• WHAT IS ASKED:
Take the lines from the top down to and including the one with "(6,11) -- (6,1098);" and repeat them exactly. Omit images.

○ ○ ○ ○ ○

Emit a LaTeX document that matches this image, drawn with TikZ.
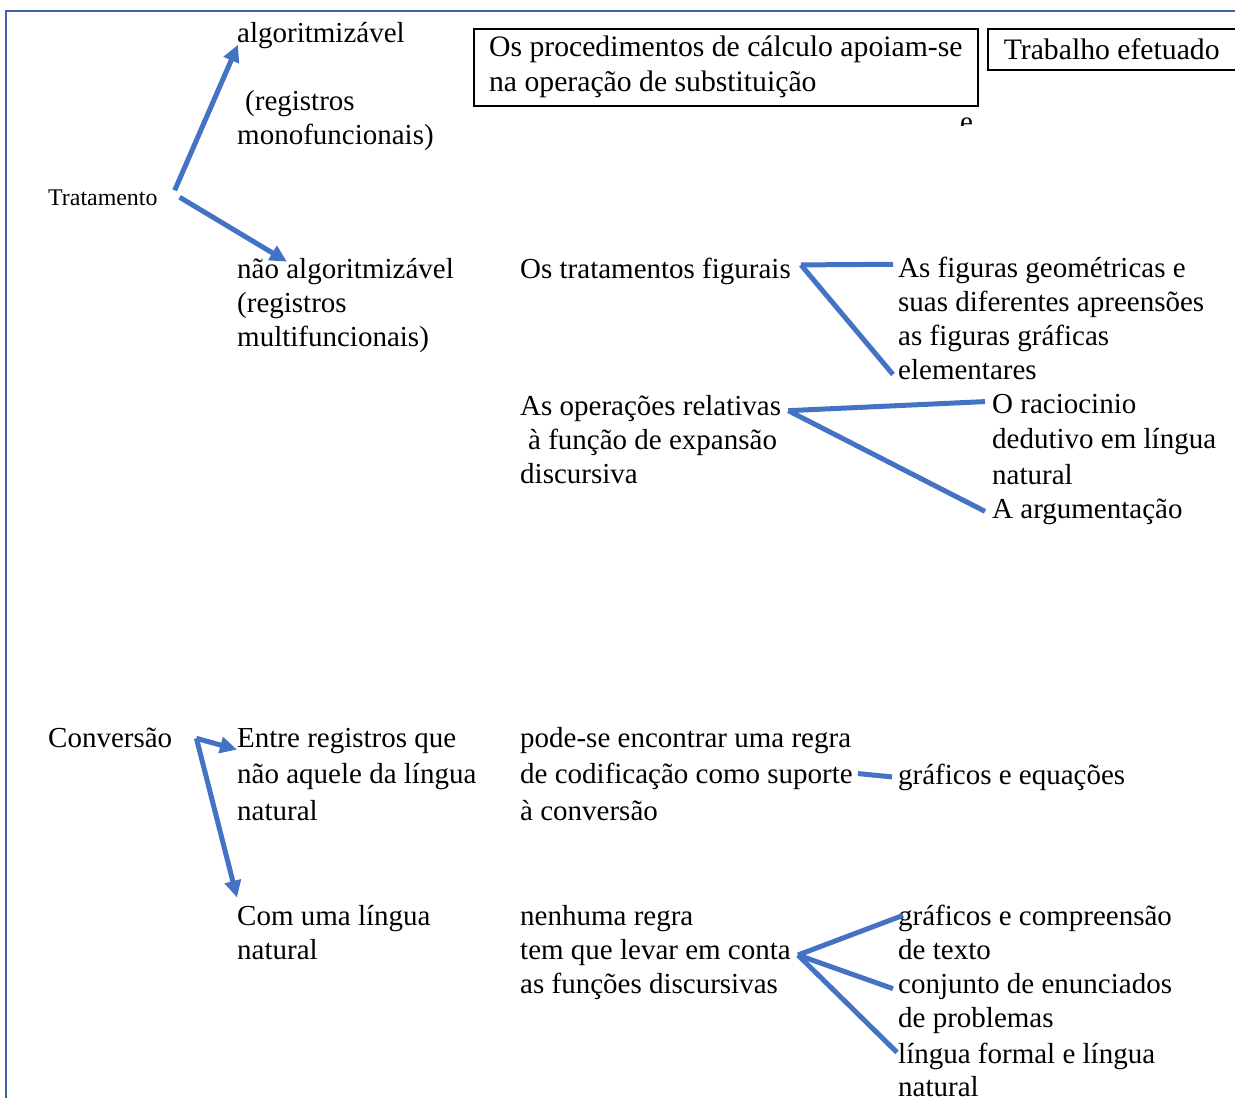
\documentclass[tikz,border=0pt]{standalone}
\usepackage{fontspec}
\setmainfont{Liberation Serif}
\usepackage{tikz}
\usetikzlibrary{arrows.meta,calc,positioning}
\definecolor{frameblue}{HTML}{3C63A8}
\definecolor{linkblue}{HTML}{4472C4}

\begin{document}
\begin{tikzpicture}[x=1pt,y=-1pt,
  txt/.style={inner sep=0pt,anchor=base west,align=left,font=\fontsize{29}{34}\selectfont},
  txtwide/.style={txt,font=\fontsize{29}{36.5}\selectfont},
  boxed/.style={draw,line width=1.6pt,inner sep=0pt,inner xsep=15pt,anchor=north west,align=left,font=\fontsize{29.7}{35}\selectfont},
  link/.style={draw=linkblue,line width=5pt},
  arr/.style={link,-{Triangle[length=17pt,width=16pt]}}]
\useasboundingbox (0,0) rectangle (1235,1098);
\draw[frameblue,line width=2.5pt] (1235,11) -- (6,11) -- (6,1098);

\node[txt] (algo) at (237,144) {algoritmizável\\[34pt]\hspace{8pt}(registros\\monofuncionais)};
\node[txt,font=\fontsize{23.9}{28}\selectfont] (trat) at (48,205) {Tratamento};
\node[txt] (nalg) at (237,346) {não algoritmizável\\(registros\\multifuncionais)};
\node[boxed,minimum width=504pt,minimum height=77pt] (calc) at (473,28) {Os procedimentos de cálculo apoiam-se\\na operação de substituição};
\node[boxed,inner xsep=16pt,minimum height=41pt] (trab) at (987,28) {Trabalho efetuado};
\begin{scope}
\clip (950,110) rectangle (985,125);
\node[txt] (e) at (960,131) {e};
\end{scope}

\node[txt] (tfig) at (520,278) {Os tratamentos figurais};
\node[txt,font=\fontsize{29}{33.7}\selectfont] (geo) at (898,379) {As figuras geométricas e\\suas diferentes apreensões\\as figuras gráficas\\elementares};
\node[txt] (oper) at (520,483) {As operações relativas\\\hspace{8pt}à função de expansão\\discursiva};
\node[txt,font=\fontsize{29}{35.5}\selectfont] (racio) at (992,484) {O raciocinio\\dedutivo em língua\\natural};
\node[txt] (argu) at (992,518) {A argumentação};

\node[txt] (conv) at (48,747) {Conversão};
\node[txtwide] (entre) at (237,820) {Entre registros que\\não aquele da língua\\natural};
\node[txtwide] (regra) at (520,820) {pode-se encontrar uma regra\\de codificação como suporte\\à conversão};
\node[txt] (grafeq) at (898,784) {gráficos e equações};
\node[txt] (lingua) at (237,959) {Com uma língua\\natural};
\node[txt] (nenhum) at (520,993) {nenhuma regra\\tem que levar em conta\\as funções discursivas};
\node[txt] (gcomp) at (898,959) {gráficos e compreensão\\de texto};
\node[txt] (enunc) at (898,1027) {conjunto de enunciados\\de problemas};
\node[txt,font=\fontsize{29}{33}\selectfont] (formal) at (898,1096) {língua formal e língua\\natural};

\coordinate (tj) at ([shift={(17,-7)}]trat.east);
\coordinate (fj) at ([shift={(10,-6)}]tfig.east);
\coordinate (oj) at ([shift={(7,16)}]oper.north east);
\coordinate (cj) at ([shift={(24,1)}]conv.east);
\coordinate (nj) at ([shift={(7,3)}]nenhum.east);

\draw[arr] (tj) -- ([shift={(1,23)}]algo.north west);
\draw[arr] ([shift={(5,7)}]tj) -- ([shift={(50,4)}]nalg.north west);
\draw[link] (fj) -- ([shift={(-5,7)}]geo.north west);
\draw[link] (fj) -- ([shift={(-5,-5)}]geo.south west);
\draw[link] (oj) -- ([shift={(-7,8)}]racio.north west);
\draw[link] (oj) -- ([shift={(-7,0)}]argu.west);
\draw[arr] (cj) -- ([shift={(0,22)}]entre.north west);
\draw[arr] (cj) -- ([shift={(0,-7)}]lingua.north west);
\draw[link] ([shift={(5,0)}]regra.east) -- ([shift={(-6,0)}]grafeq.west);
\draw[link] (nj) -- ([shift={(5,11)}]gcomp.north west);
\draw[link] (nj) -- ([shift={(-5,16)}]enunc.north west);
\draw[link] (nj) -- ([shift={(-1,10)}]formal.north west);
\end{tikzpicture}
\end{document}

○ ○ ○ ○ ○

• RESULT FOR THIS EXERCISE:
Emit a LaTeX document that matches this image, drawn with TikZ.
\documentclass[tikz,border=0pt]{standalone}
\usepackage{fontspec}
\setmainfont{Liberation Serif}
\usepackage{tikz}
\usetikzlibrary{arrows.meta,calc,positioning}
\definecolor{frameblue}{HTML}{3C63A8}
\definecolor{linkblue}{HTML}{4472C4}

\begin{document}
\begin{tikzpicture}[x=1pt,y=-1pt,
  txt/.style={inner sep=0pt,anchor=base west,align=left,font=\fontsize{29}{34}\selectfont},
  txtwide/.style={txt,font=\fontsize{29}{36.5}\selectfont},
  boxed/.style={draw,line width=1.6pt,inner sep=0pt,inner xsep=15pt,anchor=north west,align=left,font=\fontsize{29.7}{35}\selectfont},
  link/.style={draw=linkblue,line width=5pt},
  arr/.style={link,-{Triangle[length=17pt,width=16pt]}}]
\useasboundingbox (0,0) rectangle (1235,1098);
\draw[frameblue,line width=2.5pt] (1235,11) -- (6,11) -- (6,1098);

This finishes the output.